The "colatura" (salted anchovy sauce) is a typical and traditional specialty of Cetara. It consists in an amber coloured liquid, with a strong flavor, obtained through a particular procedure of local anchovies, caught in the Gulf of Salerno. It represents the most noble descendant of the Roman garum, the fish sauce used by the Romans to flavor their dishes, also described by Plinio and Horace.
The raw material are local anchovies, caught by fishermen between March 25th (Annunciation Day) and July 22nd (St. Magdalene Festivity); the freshly fished anchovies are rid of the head and the interiors and then laid in a container, covered in sea salt and left for 24 hours. After the first salting, they are put in a small barrel, called terzigno and covered with a wooden disc with weights on it. The liquid secreted for effect of the pressure and the aging of the fish starts coming to the surface.
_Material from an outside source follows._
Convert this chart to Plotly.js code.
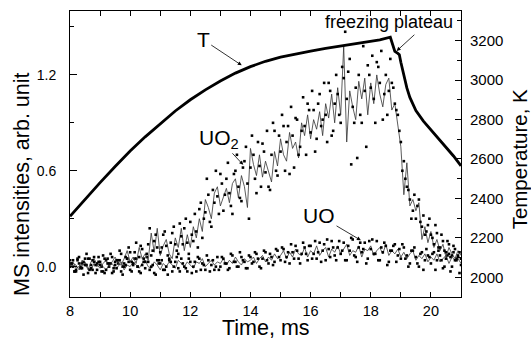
<!DOCTYPE html>
<html><head><meta charset="utf-8">
<script src="https://cdn.plot.ly/plotly-3.0.1.min.js"></script>
<style>html,body{margin:0;padding:0;background:#fff}#chart{width:531px;height:341px}</style>
</head><body><div id="chart"></div>
<script>
// sampling grids of the MS signals (ms)
const gridA = 8.0, gridB = 8.05, sampleStep = 0.1;

// UO2 signal, connected (thin line), 8.0 ... 21.0 ms
const uo2Line = [
 0.01,0.03,-0.01,0.0,0.04,0.02,-0.02,0.03,0.05,0.01,
 -0.01,0.02,0.04,0.0,0.03,0.06,0.02,0.01,0.05,0.1,
 0.03,0.06,0.02,0.12,0.05,0.08,0.04,0.21,0.09,0.24,
 0.07,0.13,0.17,0.08,0.05,0.18,0.12,0.24,0.1,0.2,
 0.12,0.25,0.18,0.3,0.22,0.42,0.37,0.3,0.46,0.5,
 0.38,0.44,0.49,0.4,0.52,0.55,0.43,0.57,0.5,0.37,
 0.74,0.64,0.57,0.7,0.56,0.66,0.6,0.53,0.72,0.63,
 0.8,0.7,0.66,0.84,0.74,0.78,0.68,0.9,0.82,0.95,
 0.8,0.92,0.86,0.97,0.82,1.02,0.93,1.08,0.9,1.12,
 0.95,1.38,0.78,1.1,1.0,0.92,1.16,1.05,1.18,0.95,
 1.15,1.02,1.2,1.08,1.0,1.14,1.18,0.98,1.02,0.9,
 0.75,0.45,0.65,0.38,0.42,0.35,0.4,0.17,0.25,0.15,
 0.22,0.12,0.17,0.1,0.14,0.06,0.12,0.08,0.05,0.1,
 0.07];

// UO2 raw points, 8.05 ... 20.95 ms
const uo2DotsB = [
 0.02,-0.03,0.05,-0.01,0.03,0.08,-0.02,0.04,0.01,0.06,
 -0.03,0.05,0.02,0.08,-0.01,0.04,0.1,0.0,0.06,0.12,
 0.03,0.09,0.0,0.13,0.05,0.08,0.24,0.1,0.2,0.04,
 0.12,0.22,0.07,0.15,0.25,0.1,0.27,0.14,0.3,0.08,
 0.2,0.33,0.12,0.4,0.3,0.55,0.28,0.48,0.6,0.33,
 0.52,0.45,0.65,0.38,0.58,0.7,0.43,0.62,0.75,0.3,
 0.82,0.55,0.78,0.5,0.72,0.85,0.48,0.9,0.6,0.82,
 0.95,0.6,0.88,1.0,0.62,0.92,0.75,1.06,0.7,0.98,
 1.1,0.72,1.02,0.88,1.15,0.78,1.1,0.85,1.2,0.95,
 1.25,1.47,1.22,0.64,0.9,0.68,0.95,1.38,0.75,1.2,
 1.32,0.9,1.25,1.35,1.08,0.95,1.3,1.12,0.98,0.85,
 0.6,0.55,0.48,0.3,0.45,0.38,0.28,0.32,0.22,0.3,
 0.18,0.26,0.12,0.2,0.1,0.16,0.06,0.13,0.04,0.09];

// UO2 raw points, 8.0 ... 21.0 ms
const uo2DotsA = [
 0.04,0.0,-0.02,0.06,0.02,0.01,0.05,-0.01,0.06,0.02,
 0.03,0.07,-0.02,0.02,0.06,0.01,0.04,0.08,0.02,0.05,
 0.09,0.01,0.15,0.06,0.11,0.03,0.14,0.07,0.16,0.12,
 0.09,0.2,0.13,0.05,0.21,0.14,0.08,0.19,0.24,0.15,
 0.28,0.16,0.22,0.36,0.18,0.34,0.45,0.25,0.4,0.44,
 0.58,0.35,0.55,0.46,0.33,0.6,0.5,0.41,0.66,0.52,
 0.62,0.7,0.46,0.63,0.77,0.59,0.5,0.7,0.85,0.57,
 0.72,0.88,0.78,0.58,0.82,0.93,0.7,0.85,0.88,1.02,
 0.84,0.98,0.8,1.08,0.92,0.95,1.15,0.82,1.02,1.08,
 0.9,1.18,1.05,1.3,1.0,1.12,1.2,0.9,1.1,1.26,
 1.12,1.05,1.28,1.15,0.92,1.2,1.1,1.15,1.02,0.95,
 0.78,0.66,0.5,0.42,0.35,0.3,0.42,0.25,0.2,0.26,
 0.2,0.14,0.21,0.12,0.16,0.09,0.14,0.07,0.11,0.06,
 0.05];

// UO signal, connected (thin line), 8.0 ... 21.0 ms
const uoLine = [
 -0.01,0.02,0.01,-0.02,0.0,0.03,-0.01,-0.02,0.02,0.0,
 0.03,0.0,-0.02,0.01,0.02,-0.01,0.0,0.03,-0.02,0.01,
 0.0,0.03,0.01,-0.01,0.02,0.04,0.0,-0.01,0.03,0.01,
 -0.02,0.02,0.0,0.03,0.01,-0.01,0.04,0.02,0.0,0.03,
 0.01,-0.01,0.03,0.02,0.05,0.0,0.02,0.04,0.01,0.03,
 0.02,0.05,0.01,0.04,0.02,0.06,0.03,0.01,0.05,0.03,
 0.04,0.06,0.02,0.05,0.07,0.03,0.06,0.04,0.08,0.05,
 0.07,0.1,0.05,0.09,0.06,0.11,0.08,0.07,0.12,0.06,
 0.1,0.08,0.13,0.07,0.1,0.12,0.06,0.11,0.09,0.13,
 0.08,0.11,0.14,0.07,0.1,0.09,0.13,0.06,0.11,0.1,
 0.13,0.07,0.1,0.12,0.08,0.14,0.07,0.1,0.08,0.11,
 0.06,0.09,0.05,0.08,0.1,0.04,0.07,0.05,0.08,0.03,
 0.06,0.04,0.08,0.03,0.05,0.07,0.02,0.06,0.04,0.05,
 0.02];

// UO raw points, 8.05 ... 20.95 ms
const uoDotsB = [
 0.02,-0.03,0.04,0.0,-0.05,0.01,0.05,-0.02,-0.04,0.03,
 0.0,-0.04,0.05,0.02,-0.03,-0.01,0.04,-0.05,0.01,0.03,
 -0.03,0.05,0.0,-0.04,0.03,0.06,-0.02,0.01,-0.05,0.02,
 0.04,-0.02,-0.05,0.03,0.0,0.06,-0.03,0.02,-0.01,0.05,
 -0.04,0.03,0.06,-0.02,0.01,0.07,-0.03,0.04,0.0,-0.02,
 0.06,0.02,-0.02,0.08,0.03,0.0,0.09,0.04,-0.01,0.07,
 0.02,0.09,0.05,-0.01,0.1,0.04,0.08,0.01,0.11,0.06,
 0.12,0.03,0.09,0.14,0.05,0.1,0.02,0.15,0.08,0.13,
 0.05,0.16,0.09,0.03,0.14,0.17,0.06,0.12,0.04,0.16,
 0.1,0.04,0.13,0.18,0.07,0.03,0.15,0.11,0.02,0.16,
 0.17,0.08,0.04,0.12,0.15,0.01,0.1,0.13,0.03,0.11,
 0.14,0.05,0.0,0.1,0.12,0.02,0.08,-0.02,0.11,0.06,
 0.08,-0.02,0.1,0.04,0.0,0.07,-0.03,0.09,0.05,-0.04];

// UO raw points, 8.0 ... 21.0 ms
const uoDotsA = [
 0.0,0.04,-0.03,0.02,-0.01,0.05,-0.04,0.01,0.03,-0.02,
 0.01,-0.03,0.04,0.0,-0.04,0.03,0.02,-0.03,0.0,0.05,
 -0.02,0.02,0.05,-0.03,0.01,-0.01,0.03,0.0,-0.04,0.04,
 0.02,-0.02,0.0,0.04,-0.03,0.03,-0.01,0.05,0.0,-0.03,
 0.03,0.0,-0.03,0.05,0.02,-0.02,0.04,0.01,-0.02,0.06,
 0.0,0.05,0.02,-0.01,0.07,0.03,0.0,0.06,0.03,-0.01,
 0.06,0.03,0.08,0.0,0.05,0.09,0.02,0.06,0.03,0.1,
 0.04,0.11,0.06,0.02,0.09,0.13,0.05,0.08,0.12,0.04,
 0.13,0.08,0.05,0.15,0.1,0.04,0.11,0.16,0.07,0.12,
 0.08,0.15,0.04,0.1,0.17,0.06,0.12,0.09,0.15,0.05,
 0.11,0.08,0.16,0.04,0.09,0.13,0.03,0.1,0.14,0.07,
 0.05,0.12,0.07,0.02,0.1,0.06,0.0,0.09,0.04,0.07,
 0.02,0.09,0.04,0.07,-0.01,0.05,0.08,0.0,0.04,0.07,
 0.01];

// Temperature (pyrometer), K
const tempTime = [8.0,8.5,9.0,9.5,10.0,10.5,11.0,11.5,12.0,12.5,13.0,13.5,14.0,14.5,15.0,15.5,16.0,16.5,17.0,17.5,18.0,18.3,18.65,18.72,18.8,18.9,18.95,19.0,19.1,19.2,19.3,19.4,19.5,19.75,20.0,20.25,20.5,20.75,21.0];
const tempVals = [2309,2397,2480,2562,2640,2712,2780,2843,2900,2950,2995,3035,3068,3095,3116,3133,3147,3160,3172,3184,3196,3204,3217,3180,3145,3135,3128,3090,3020,2960,2912,2875,2845,2792,2748,2705,2660,2615,2565];

const xTitle = 'Time, ms';
const yTitle = 'MS intensities, arb. unit';
const y2Title = 'Temperature, K';

function grid(start, n) { const a = []; for (let i = 0; i < n; i++) a.push(+(start + i * sampleStep).toFixed(2)); return a; }

const FONT = 'Liberation Sans, Arial, Helvetica, sans-serif';
const lineStyle = {color: '#333', width: 0.8};
const dotStyle = {symbol: 'square', size: 2.6, color: '#000'};

const traces = [
  {x: grid(gridA, uoLine.length), y: uoLine, mode: 'lines', line: lineStyle},
  {x: grid(gridA, uoDotsA.length), y: uoDotsA, mode: 'markers', marker: dotStyle},
  {x: grid(gridB, uoDotsB.length), y: uoDotsB, mode: 'markers', marker: dotStyle},
  {x: grid(gridA, uo2Line.length), y: uo2Line, mode: 'lines', line: lineStyle},
  {x: grid(gridA, uo2DotsA.length), y: uo2DotsA, mode: 'markers', marker: dotStyle},
  {x: grid(gridB, uo2DotsB.length), y: uo2DotsB, mode: 'markers', marker: dotStyle},
  {x: tempTime, y: tempVals, mode: 'lines', line: {color: '#000', width: 2.8}, yaxis: 'y2'}
];

const labelFont = {family: FONT, size: 21, color: '#000'};
const arrowStyle = {showarrow: true, arrowhead: 2, arrowsize: 1, arrowwidth: 0.8, arrowcolor: '#000', standoff: 0,
                    xref: 'x', yref: 'y', axref: 'x', ayref: 'y'};
const annotations = [
  Object.assign({}, arrowStyle, {text: 'T', font: labelFont, ax: 12.43, ay: 1.42, x: 13.71, y: 1.26}),
  {text: 'freezing plateau', x: 18.6, y: 1.53, xref: 'x', yref: 'y', showarrow: false, font: {family: FONT, size: 18, color: '#000'}},
  Object.assign({}, arrowStyle, {text: '', x: 18.86, y: 1.35, ax: 19.5, ay: 1.46}),
  Object.assign({}, arrowStyle, {text: 'UO<sub>2</sub>', font: labelFont, ax: 12.95, ay: 0.8, x: 13.76, y: 0.637}),
  Object.assign({}, arrowStyle, {text: 'UO', font: labelFont, ax: 16.28, ay: 0.32, x: 17.67, y: 0.165}),
  {text: yTitle, textangle: -90, x: -0.123, y: 0.395, xref: 'paper', yref: 'paper', showarrow: false, xanchor: 'center', yanchor: 'middle', font: {family: FONT, size: 21.5, color: '#000'}},
  {text: y2Title, textangle: -90, x: 1.15, y: 0.48, xref: 'paper', yref: 'paper', showarrow: false, xanchor: 'center', yanchor: 'middle', font: {family: FONT, size: 20.5, color: '#000'}},
  {text: xTitle, x: 0.5, y: -0.11, xref: 'paper', yref: 'paper', showarrow: false, xanchor: 'center', yanchor: 'middle', borderpad: 0, font: {family: FONT, size: 21.5, color: '#000'}}
];

const layout = {
  width: 531, height: 341,
  margin: {l: 70, r: 70, t: 11, b: 44, pad: 0},
  paper_bgcolor: '#fff', plot_bgcolor: '#fff',
  showlegend: false,
  font: {family: FONT, color: '#000'},
  xaxis: {range: [8, 21], tick0: 8, dtick: 2, ticks: 'inside', ticklen: 5, tickwidth: 1, tickcolor: '#000',
          showline: true, linecolor: '#000', linewidth: 1, mirror: 'allticks', showgrid: false, zeroline: false,
          minor: {dtick: 1, tick0: 8, ticks: 'inside', ticklen: 3, tickcolor: '#000'},
          tickfont: {size: 14.5}, ticklabelstandoff: 1},
  yaxis: {range: [-0.19, 1.6], tick0: 0, dtick: 0.6, tickformat: '.1f', ticks: 'inside', ticklen: 7, tickcolor: '#000',
          showline: true, linecolor: '#000', linewidth: 1, showgrid: false, zeroline: false,
          minor: {dtick: 0.3, tick0: 0, ticks: 'inside', ticklen: 4, tickcolor: '#000'},
          tickfont: {size: 14}, ticklabelstandoff: 10},
  yaxis2: {range: [1900, 3350], overlaying: 'y', side: 'right', tick0: 2000, dtick: 200, ticks: 'inside', ticklen: 6, tickcolor: '#000',
           showline: true, linecolor: '#000', linewidth: 1, showgrid: false, zeroline: false,
           minor: {dtick: 100, tick0: 2000, ticks: 'inside', ticklen: 4, tickcolor: '#000'},
           tickfont: {size: 15}, ticklabelstandoff: 5},
  annotations: annotations
};

Plotly.newPlot('chart', traces, layout, {staticPlot: true, displayModeBar: false});
</script>
</body></html>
This liquid is the base for the "colatura": it is progressively collected, poured in big glass bottles and exposed to direct sunlight for about 4 to 5 months, to allow the water to evaporate and increase the concentration, therefore between the end of October and beginning of November everything is read for the final phase: the liquid collected and preserved us poured back in the terzigno still full of the anchovies. Dripping through the various layers of fish it will collect the best part of the organoleptic characteristics. It is then recovered through a hole in the terzigno and transferred to another container and filtered using linen cloths called cappucci.
In Cetara it is used as a spaghetti sauce during Christmas vigil, or to season bruschette, Christmas broccoli and other vegetables.